Provided records ▸
_____

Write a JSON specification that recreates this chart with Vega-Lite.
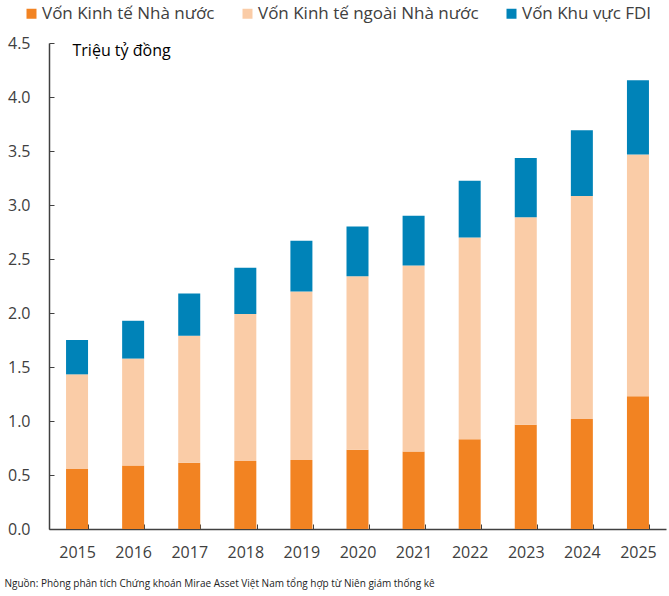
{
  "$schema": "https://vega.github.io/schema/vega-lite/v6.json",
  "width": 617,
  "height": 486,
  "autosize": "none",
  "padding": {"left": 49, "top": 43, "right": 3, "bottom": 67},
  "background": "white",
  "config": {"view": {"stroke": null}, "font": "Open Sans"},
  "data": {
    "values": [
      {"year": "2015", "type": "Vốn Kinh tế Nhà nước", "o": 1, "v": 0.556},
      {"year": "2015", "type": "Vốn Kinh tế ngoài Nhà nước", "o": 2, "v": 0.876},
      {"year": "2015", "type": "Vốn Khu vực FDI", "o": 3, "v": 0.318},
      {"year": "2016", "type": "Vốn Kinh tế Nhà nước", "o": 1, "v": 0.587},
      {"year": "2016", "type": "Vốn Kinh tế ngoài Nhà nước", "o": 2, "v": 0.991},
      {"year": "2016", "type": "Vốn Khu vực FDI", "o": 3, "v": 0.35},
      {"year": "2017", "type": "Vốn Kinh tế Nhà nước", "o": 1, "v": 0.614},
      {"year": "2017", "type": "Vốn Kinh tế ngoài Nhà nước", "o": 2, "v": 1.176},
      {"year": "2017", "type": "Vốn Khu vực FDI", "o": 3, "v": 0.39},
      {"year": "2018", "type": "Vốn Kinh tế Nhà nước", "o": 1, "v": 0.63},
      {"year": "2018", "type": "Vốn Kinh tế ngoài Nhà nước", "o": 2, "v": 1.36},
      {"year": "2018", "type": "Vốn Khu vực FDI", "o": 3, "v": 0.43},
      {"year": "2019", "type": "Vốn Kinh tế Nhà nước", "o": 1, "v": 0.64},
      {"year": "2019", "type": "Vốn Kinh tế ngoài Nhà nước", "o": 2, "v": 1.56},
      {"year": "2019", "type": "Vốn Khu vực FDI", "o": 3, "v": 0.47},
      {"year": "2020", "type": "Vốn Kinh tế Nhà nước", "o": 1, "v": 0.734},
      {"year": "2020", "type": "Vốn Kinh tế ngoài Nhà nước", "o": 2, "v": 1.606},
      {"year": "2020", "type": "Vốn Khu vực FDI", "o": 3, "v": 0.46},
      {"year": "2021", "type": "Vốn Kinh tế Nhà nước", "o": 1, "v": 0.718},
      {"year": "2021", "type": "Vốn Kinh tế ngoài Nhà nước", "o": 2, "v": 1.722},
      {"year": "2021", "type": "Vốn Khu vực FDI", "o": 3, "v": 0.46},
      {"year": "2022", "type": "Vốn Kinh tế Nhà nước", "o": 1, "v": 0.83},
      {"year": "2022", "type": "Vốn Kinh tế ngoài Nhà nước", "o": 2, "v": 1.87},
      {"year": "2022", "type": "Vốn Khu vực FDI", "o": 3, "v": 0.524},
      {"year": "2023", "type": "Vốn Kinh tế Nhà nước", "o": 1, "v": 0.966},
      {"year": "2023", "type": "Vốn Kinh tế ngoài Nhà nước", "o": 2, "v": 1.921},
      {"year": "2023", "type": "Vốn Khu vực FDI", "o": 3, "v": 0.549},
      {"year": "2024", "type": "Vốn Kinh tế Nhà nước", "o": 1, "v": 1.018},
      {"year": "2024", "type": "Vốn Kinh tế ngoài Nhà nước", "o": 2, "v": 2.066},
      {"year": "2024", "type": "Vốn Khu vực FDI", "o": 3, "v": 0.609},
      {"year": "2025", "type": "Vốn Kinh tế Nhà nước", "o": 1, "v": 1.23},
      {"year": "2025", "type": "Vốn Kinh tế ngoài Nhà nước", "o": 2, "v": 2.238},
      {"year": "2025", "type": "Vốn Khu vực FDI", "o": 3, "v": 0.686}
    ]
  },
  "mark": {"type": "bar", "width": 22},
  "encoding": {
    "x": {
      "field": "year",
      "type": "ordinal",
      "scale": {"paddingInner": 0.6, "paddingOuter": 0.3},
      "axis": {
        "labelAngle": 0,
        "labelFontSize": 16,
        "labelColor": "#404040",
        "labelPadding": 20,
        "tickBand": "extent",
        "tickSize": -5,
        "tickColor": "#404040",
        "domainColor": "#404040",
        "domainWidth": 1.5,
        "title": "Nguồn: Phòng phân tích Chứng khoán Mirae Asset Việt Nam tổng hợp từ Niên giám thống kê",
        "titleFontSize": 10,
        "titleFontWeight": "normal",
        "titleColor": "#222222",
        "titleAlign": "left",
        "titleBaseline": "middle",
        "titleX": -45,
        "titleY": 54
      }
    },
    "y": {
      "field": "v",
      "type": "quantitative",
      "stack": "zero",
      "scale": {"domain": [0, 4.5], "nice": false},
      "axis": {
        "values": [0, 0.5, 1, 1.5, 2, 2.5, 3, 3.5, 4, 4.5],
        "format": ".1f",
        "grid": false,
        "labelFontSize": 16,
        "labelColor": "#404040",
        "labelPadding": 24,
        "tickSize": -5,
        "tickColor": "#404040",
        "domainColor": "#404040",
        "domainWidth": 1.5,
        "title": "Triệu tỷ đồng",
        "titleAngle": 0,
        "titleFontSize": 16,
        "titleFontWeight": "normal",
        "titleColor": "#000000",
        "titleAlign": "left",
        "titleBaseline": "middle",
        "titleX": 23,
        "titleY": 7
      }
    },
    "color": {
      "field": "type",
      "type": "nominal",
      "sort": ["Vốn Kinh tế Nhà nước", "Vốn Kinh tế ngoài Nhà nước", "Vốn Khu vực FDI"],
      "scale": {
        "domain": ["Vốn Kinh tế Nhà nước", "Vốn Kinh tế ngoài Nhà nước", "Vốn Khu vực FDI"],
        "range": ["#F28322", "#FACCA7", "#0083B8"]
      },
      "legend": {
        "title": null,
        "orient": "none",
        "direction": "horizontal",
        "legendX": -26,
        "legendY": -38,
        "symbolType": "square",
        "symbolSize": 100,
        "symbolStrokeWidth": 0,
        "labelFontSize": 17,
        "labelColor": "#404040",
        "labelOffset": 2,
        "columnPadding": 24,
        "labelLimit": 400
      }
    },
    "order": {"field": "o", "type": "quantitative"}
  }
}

_____

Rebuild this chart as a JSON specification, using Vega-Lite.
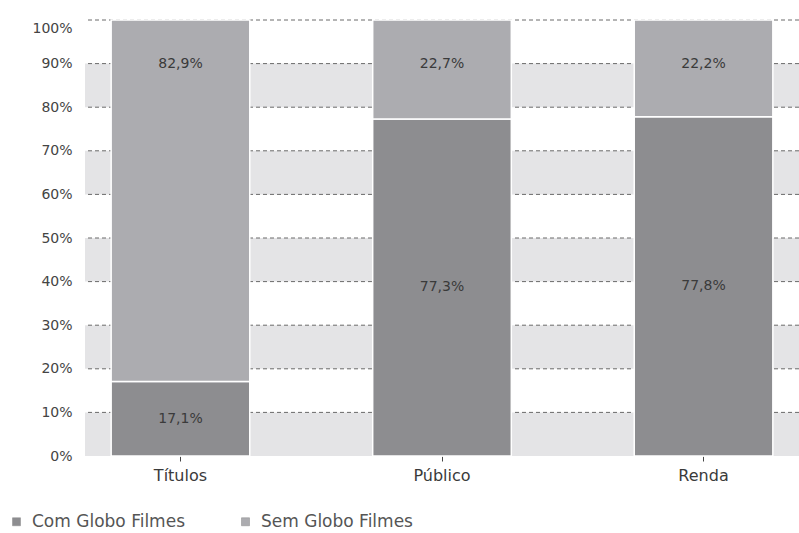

_____

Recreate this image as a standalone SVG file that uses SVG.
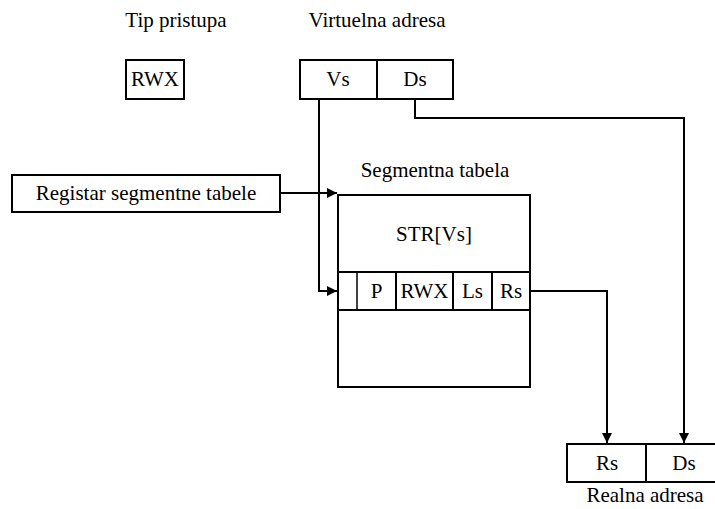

_____

List the lines of the material in which the word "that" occurs.

Write a JSON specification that recreates this chart with Vega-Lite.
Recreate this image as a standalone SVG file that uses SVG.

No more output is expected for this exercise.